#### RECORDS TO PROCESS
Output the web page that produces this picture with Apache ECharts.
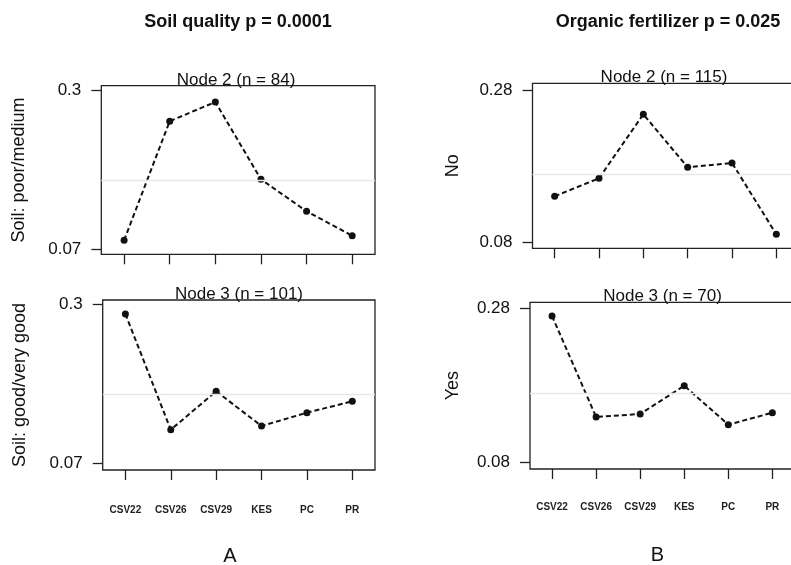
<!DOCTYPE html>
<html>
<head>
<meta charset="utf-8">
<script src="https://cdn.jsdelivr.net/npm/echarts@6/dist/echarts.min.js"></script>
<style>
	html, body { margin: 0; padding: 0; background: #fff; }
	#chartsWrap { width: 791px; height: 565px; }
</style>
</head>
<body>
<div id="chartsWrap"></div>
<script>
// categories (cultivars)
let categories = ['CSV22', 'CSV26', 'CSV29', 'KES', 'PC', 'PR'];

// A: soil quality
let soilPoorMedium = [0.083, 0.255, 0.2827, 0.171, 0.1249, 0.0896];
let soilGoodVeryGood = [0.286, 0.119, 0.1745, 0.1244, 0.1436, 0.160];
// B: organic fertilizer
let fertilizerNo = [0.1404, 0.1641, 0.2481, 0.1785, 0.1842, 0.0905];
let fertilizerYes = [0.2705, 0.139, 0.1429, 0.1797, 0.129, 0.1446];

// tick labels on y axes
let ticksA = [0.07, 0.3];
let ticksB = [0.08, 0.28];
let refLevel = 0.1667;

let dom = document.getElementById('chartsWrap');
let chart = echarts.init(dom);

let textColor = '#111';
let font = 'Liberation Sans, Arial, sans-serif';

// panel layout: grid box + y range
let panels = [
	{ name: 'Soil: poor/medium', data: soilPoorMedium, ticks: ticksA, min: 0.0628, max: 0.3062,
		grid: { left: 101.3, top: 85.7, width: 273.7, height: 168.6 }, labels: false, nameGap: 73 },
	{ name: 'Soil: good/very good', data: soilGoodVeryGood, ticks: ticksA, min: 0.0609, max: 0.3062,
		grid: { left: 102.7, top: 300, width: 272.3, height: 170 }, labels: true, nameGap: 74, labelMargin: 35 },
	{ name: 'No', data: fertilizerNo, ticks: ticksB, min: 0.0721, max: 0.2888,
		grid: { left: 532.5, top: 83.3, width: 266, height: 165 }, labels: false, nameGap: 70 },
	{ name: 'Yes', data: fertilizerYes, ticks: ticksB, min: 0.0713, max: 0.2883,
		grid: { left: 530, top: 302.3, width: 264.4, height: 166.7 }, labels: true, nameGap: 68, labelMargin: 33 }
];

let grids = [], xAxes = [], yAxes = [], series = [];
panels.map((p, i) => {
	grids.push({
		show: true,
		left: p.grid.left,
		top: p.grid.top,
		width: p.grid.width,
		height: p.grid.height,
		outerBoundsMode: 'none',
		containLabel: false,
		borderColor: '#222',
		borderWidth: 1.3,
		backgroundColor: 'transparent'
	});
	xAxes.push({
		type: 'category',
		gridIndex: i,
		data: categories,
		boundaryGap: true,
		axisLine: { show: false },
		axisTick: { show: true, alignWithLabel: true, length: 10, lineStyle: { color: '#222', width: 1.3 } },
		axisLabel: {
			show: p.labels,
			interval: 0,
			margin: p.labelMargin || 30,
			fontSize: 10,
			fontWeight: 'bold',
			fontFamily: font,
			color: '#222'
		},
		splitLine: { show: false }
	});
	yAxes.push({
		type: 'value',
		gridIndex: i,
		min: p.min,
		max: p.max,
		name: p.name,
		nameLocation: 'middle',
		nameRotate: 90,
		nameGap: p.nameGap,
		nameTextStyle: { fontSize: 18, color: textColor, fontFamily: font },
		axisLine: { show: false },
		axisTick: { show: true, length: 10, customValues: p.ticks, lineStyle: { color: '#222', width: 1.3 } },
		axisLabel: { margin: 20, customValues: p.ticks, fontSize: 17, color: textColor, fontFamily: font },
		splitLine: { show: false }
	});
	series.push({
		type: 'line',
		xAxisIndex: i,
		yAxisIndex: i,
		data: p.data,
		symbol: 'circle',
		symbolSize: 7,
		itemStyle: { color: '#111' },
		lineStyle: { color: '#111', width: 2, type: [5, 3] },
		animation: false,
		markLine: {
			silent: true,
			symbol: 'none',
			label: { show: false },
			lineStyle: { color: '#e8e8e8', type: 'solid', width: 1.3 },
			data: [{ yAxis: refLevel }]
		}
	});
});

function titleItem(text, x, y, size, weight, va) {
	return {
		text: text,
		left: x,
		top: y,
		padding: 0,
		textAlign: 'center',
		textVerticalAlign: va || 'middle',
		textStyle: { fontSize: size, fontWeight: weight || 'normal', color: textColor, fontFamily: font }
	};
}

let option = {
	animation: false,
	backgroundColor: '#fff',
	title: [
		titleItem('Soil quality p = 0.0001', 238, 22, 18, 'bold'),
		titleItem('Organic fertilizer p = 0.025', 668, 22, 18, 'bold'),
		titleItem('Node 2 (n = 84)', 236, 88.5, 17, 'normal', 'bottom'),
		titleItem('Node 3 (n = 101)', 239, 303, 17, 'normal', 'bottom'),
		titleItem('Node 2 (n = 115)', 664, 86, 17, 'normal', 'bottom'),
		titleItem('Node 3 (n = 70)', 662.5, 305, 17, 'normal', 'bottom'),
		titleItem('A', 230, 556, 20),
		titleItem('B', 657.5, 555, 20)
	],
	grid: grids,
	xAxis: xAxes,
	yAxis: yAxes,
	series: series
};
chart.setOption(option);
</script>
</body>
</html>
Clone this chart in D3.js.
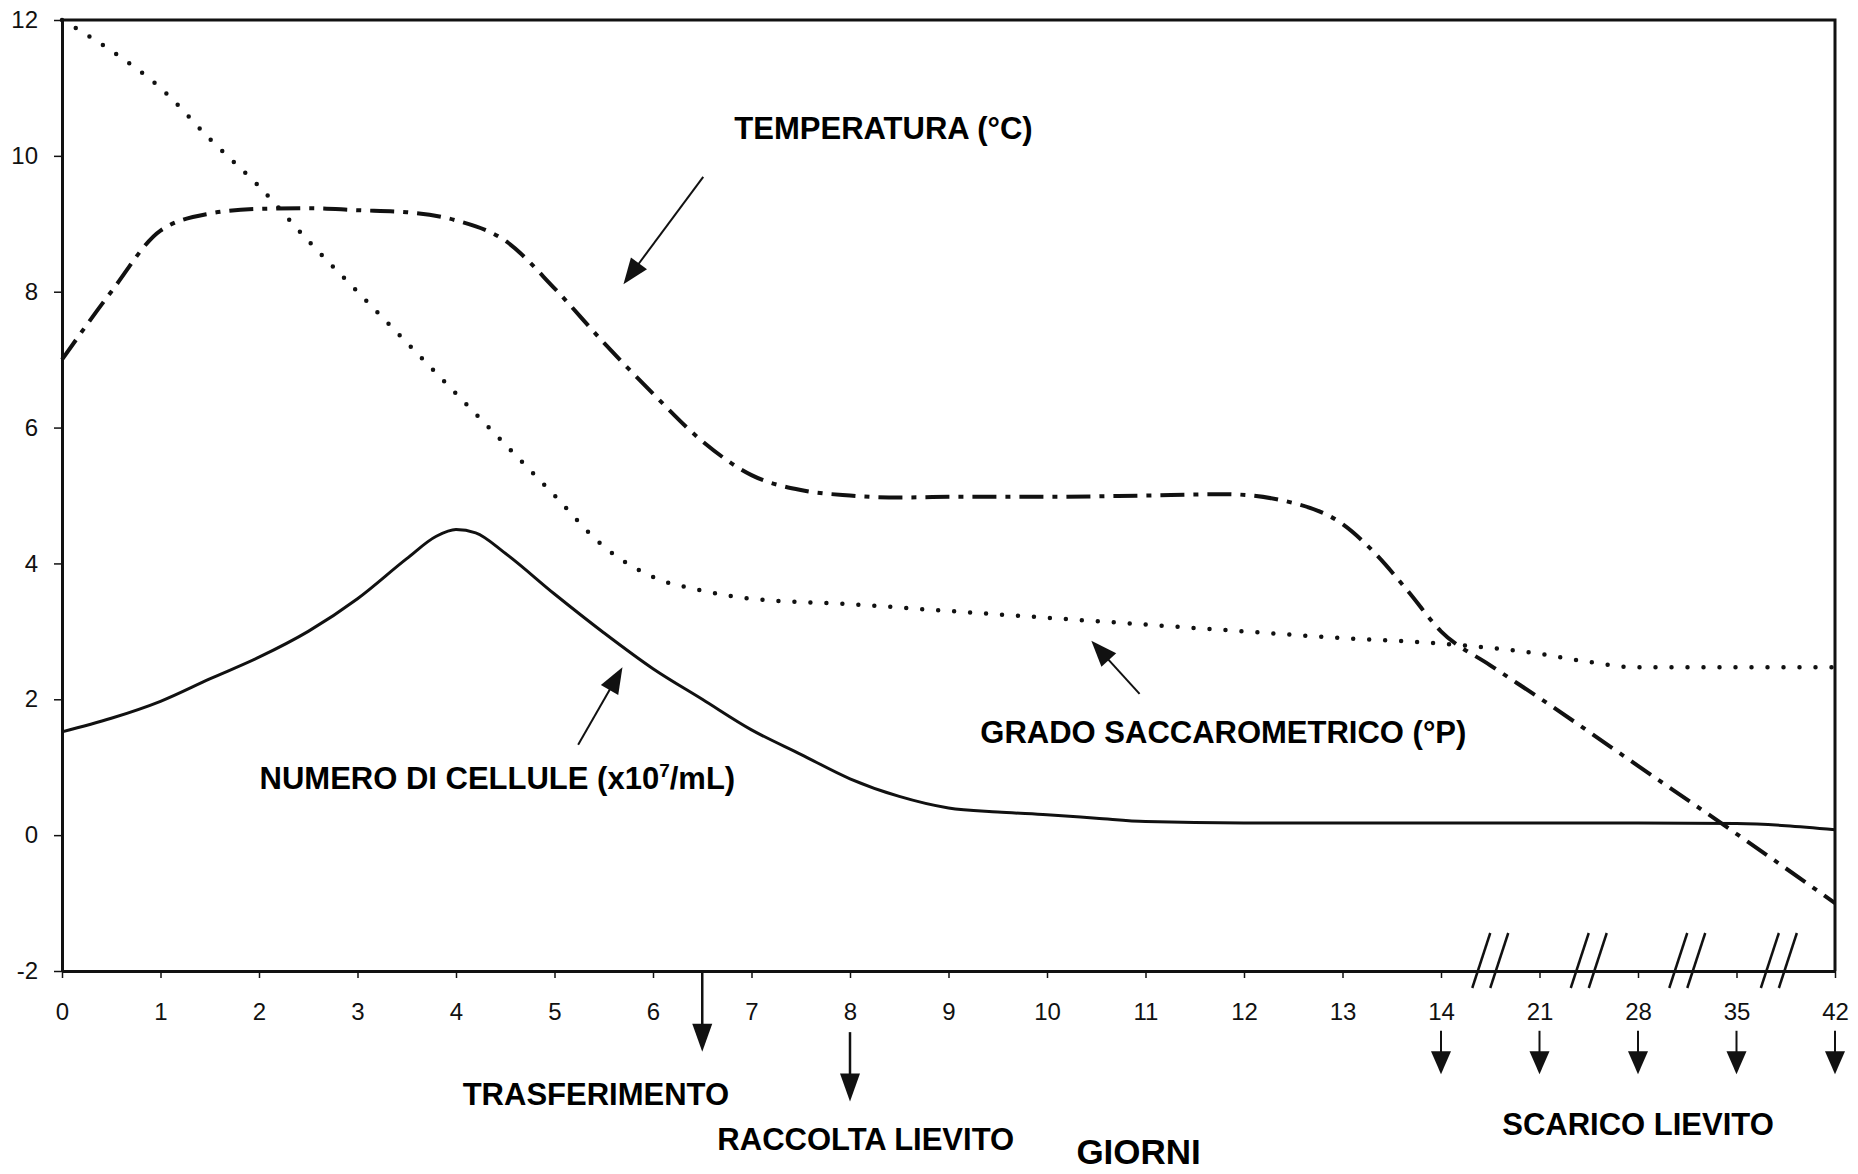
<!DOCTYPE html>
<html>
<head>
<meta charset="utf-8">
<script src="https://cdn.jsdelivr.net/npm/d3@7"></script>
<style>
  body { margin: 0; background: #fff; }
  text { font-family: "Liberation Sans", Arial, sans-serif; }
</style>
</head>
<body>
<div id="chart"></div>
<script>
// x positions are axis slots: 0..13 = days, then 14, 21, 28, 35, 42 (broken axis)
const xTickLabels = ["0","1","2","3","4","5","6","7","8","9","10","11","12","13","14","21","28","35","42"];
const xTickPos = d3.range(xTickLabels.length);
const yTicks = [-2, 0, 2, 4, 6, 8, 10, 12];

// temperatura (°C)
const tempPos = [0,0.5,1,1.5,2,2.5,3,3.5,4,4.5,5,5.5,6,6.5,7,7.5,8,8.5,9,10,11,11.8,12.5,13,13.33,13.66,14,14.5,15,16,17,18];
const tempVal = [7.0,8.0,8.9,9.15,9.22,9.23,9.2,9.17,9.05,8.75,8.05,7.25,6.5,5.8,5.3,5.08,5.0,4.97,4.98,4.98,5.0,5.02,4.89,4.58,4.15,3.6,3.0,2.5,2.02,1.02,0.02,-1.0];

// grado saccarometrico (°P)
const gradoPos = [0,0.5,1,1.5,2,2.5,3,3.5,4,4.5,5,5.5,6,6.5,7,8,9,10,11,12,13,14,15,15.5,16,17,18];
const gradoVal = [12.0,11.55,11.0,10.25,9.55,8.75,8.0,7.25,6.5,5.75,5.0,4.25,3.8,3.6,3.48,3.4,3.3,3.2,3.1,3.0,2.9,2.82,2.67,2.55,2.47,2.47,2.47];

// numero di cellule (x10^7/mL)
const cellPos = [0,0.5,1,1.5,2,2.5,3,3.5,3.8,4,4.2,4.5,5,5.5,6,6.5,7,7.5,8,8.5,9,9.5,10,10.5,11,12,13,14,15,16,17,17.5,18];
const cellVal = [1.52,1.72,1.97,2.3,2.62,3.0,3.48,4.07,4.4,4.5,4.45,4.15,3.55,2.98,2.45,2.0,1.55,1.19,0.83,0.57,0.4,0.34,0.3,0.25,0.2,0.18,0.18,0.18,0.18,0.18,0.17,0.14,0.08];

// annotations (in axis units)
const labelText = ["TEMPERATURA (°C)", "GRADO SACCAROMETRICO (°P)", "TRASFERIMENTO", "RACCOLTA LIEVITO", "SCARICO LIEVITO"];
const labelPos = [[8.34, 10.25], [11.79, 1.35], [5.42, -3.97], [8.16, -4.64], [16.0, -4.42]];
const cellLabelPos = [4.42, 0.68];
const giorniPos = [10.93, -4.84];

const pointerFrom = [[6.51, 9.69], [10.94, 2.08], [5.24, 1.33]];
const pointerTo = [[5.70, 8.11], [10.45, 2.86], [5.69, 2.47]];

const eventPos = [6.5, 8];
const eventFrom = [-2, -2.9];
const eventTo = [-3.19, -3.92];

const scaricoPos = [14, 15, 16, 17, 18];
const scaricoFrom = -2.88, scaricoTo = -3.52;

const breakPos = [14.5, 15.5, 16.5, 17.43];

const W = 1858, H = 1174;
const x = d3.scaleLinear().domain([0, 18]).range([62, 1835]);
const y = d3.scaleLinear().domain([-2, 12]).range([971, 20]);

const svg = d3.select("#chart").append("svg")
    .attr("width", W)
    .attr("height", H);

// frame top + right
svg.append("path")
    .attr("d", "M" + x(0) + "," + y(12) + "H" + x(18) + "V" + y(-2))
    .style("fill", "none")
    .style("stroke", "#111")
    .style("stroke-width", 3)

const xAxis = svg.append("g")
    .attr("transform", "translate(0," + y(-2) + ")")
    .call(d3.axisBottom(x)
        .tickValues(xTickPos)
        .tickFormat((d, i) => xTickLabels[i])
        .tickSize(7)
        .tickSizeOuter(0)
        .tickPadding(25))
xAxis.select(".domain").style("stroke", "#111").style("stroke-width", 3)
xAxis.selectAll(".tick line").style("stroke", "#111").style("stroke-width", 1.5)
xAxis.selectAll(".tick text").style("font-size", "24px").style("fill", "#111")

const yAxis = svg.append("g")
    .attr("transform", "translate(" + x(0) + ",0)")
    .call(d3.axisLeft(y)
        .tickValues(yTicks)
        .tickFormat(d => String(d))
        .tickSize(8)
        .tickSizeOuter(0)
        .tickPadding(16))
yAxis.select(".domain").style("stroke", "#111").style("stroke-width", 3)
yAxis.selectAll(".tick line").style("stroke", "#111").style("stroke-width", 1.5)
yAxis.selectAll(".tick text").style("font-size", "24px").style("fill", "#111")

// axis breaks
breakPos.forEach(function(b) {
    [-9, 9].forEach(function(off) {
        const cx = x(b) + off
        svg.append("line")
            .attr("x1", cx - 9).attr("y1", y(-2) + 17)
            .attr("x2", cx + 9).attr("y2", y(-2) - 38)
            .style("stroke", "#111")
            .style("stroke-width", 2.5)
    })
})

const line = d3.line()
    .x(d => x(d[0]))
    .y(d => y(d[1]))
    .curve(d3.curveMonotoneX)

svg.append("path")
    .datum(d3.zip(gradoPos, gradoVal))
    .attr("d", line)
    .style("fill", "none")
    .style("stroke", "#111")
    .style("stroke-width", 4.5)
    .style("stroke-linecap", "round")
    .style("stroke-dasharray", "0,16")

svg.append("path")
    .datum(d3.zip(tempPos, tempVal))
    .attr("d", line)
    .style("fill", "none")
    .style("stroke", "#111")
    .style("stroke-width", 4)
    .style("stroke-dasharray", "24,9,5,9")

svg.append("path")
    .datum(d3.zip(cellPos, cellVal))
    .attr("d", line)
    .style("fill", "none")
    .style("stroke", "#111")
    .style("stroke-width", 3)

function arrow(x1, y1, x2, y2, w, len, hw) {
    const dx = x2 - x1, dy = y2 - y1, L = Math.hypot(dx, dy),
        ux = dx / L, uy = dy / L,
        bx = x2 - ux * len, by = y2 - uy * len
    svg.append("line")
        .attr("x1", x1).attr("y1", y1)
        .attr("x2", bx + ux * 2).attr("y2", by + uy * 2)
        .style("stroke", "#111")
        .style("stroke-width", w)
    svg.append("path")
        .attr("d", "M" + x2 + "," + y2 + "L" + (bx - uy * hw) + "," + (by + ux * hw) +
            "L" + (bx + uy * hw) + "," + (by - ux * hw) + "Z")
        .style("fill", "#111")
}

pointerFrom.forEach(function(p, i) {
    const q = pointerTo[i]
    arrow(x(p[0]), y(p[1]), x(q[0]), y(q[1]), 2, 26, 10)
})
eventPos.forEach(function(p, i) {
    arrow(x(p), y(eventFrom[i]), x(p), y(eventTo[i]), 2.5, 28, 10)
})
scaricoPos.forEach(function(p) {
    arrow(x(p), y(scaricoFrom), x(p), y(scaricoTo), 2, 23, 10)
})

svg.selectAll("text.label")
    .data(labelText)
    .join("text")
    .attr("class", "label")
    .attr("x", (d, i) => x(labelPos[i][0]))
    .attr("y", (d, i) => y(labelPos[i][1]))
    .attr("text-anchor", "middle")
    .style("font-size", "31px")
    .style("font-weight", "bold")
    .style("fill", "#000")
    .text(d => d)

const cellLabel = svg.append("text")
    .attr("x", x(cellLabelPos[0]))
    .attr("y", y(cellLabelPos[1]))
    .attr("text-anchor", "middle")
    .style("font-size", "31px")
    .style("font-weight", "bold")
    .style("fill", "#000")
cellLabel.append("tspan").text("NUMERO DI CELLULE (x10")
cellLabel.append("tspan").attr("dy", -12).style("font-size", "19px").text("7")
cellLabel.append("tspan").attr("dy", 12).text("/mL)")

svg.append("text")
    .attr("x", x(giorniPos[0]))
    .attr("y", y(giorniPos[1]))
    .attr("text-anchor", "middle")
    .style("font-size", "35px")
    .style("font-weight", "bold")
    .style("fill", "#000")
    .text("GIORNI")
</script>
</body>
</html>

#### EXERCISE AIM
List the lines of the entries that include "this".

#### FINISHED EXERCISE
Output the web page that produces this picture with Apache ECharts.
Clone this chart in D3.js.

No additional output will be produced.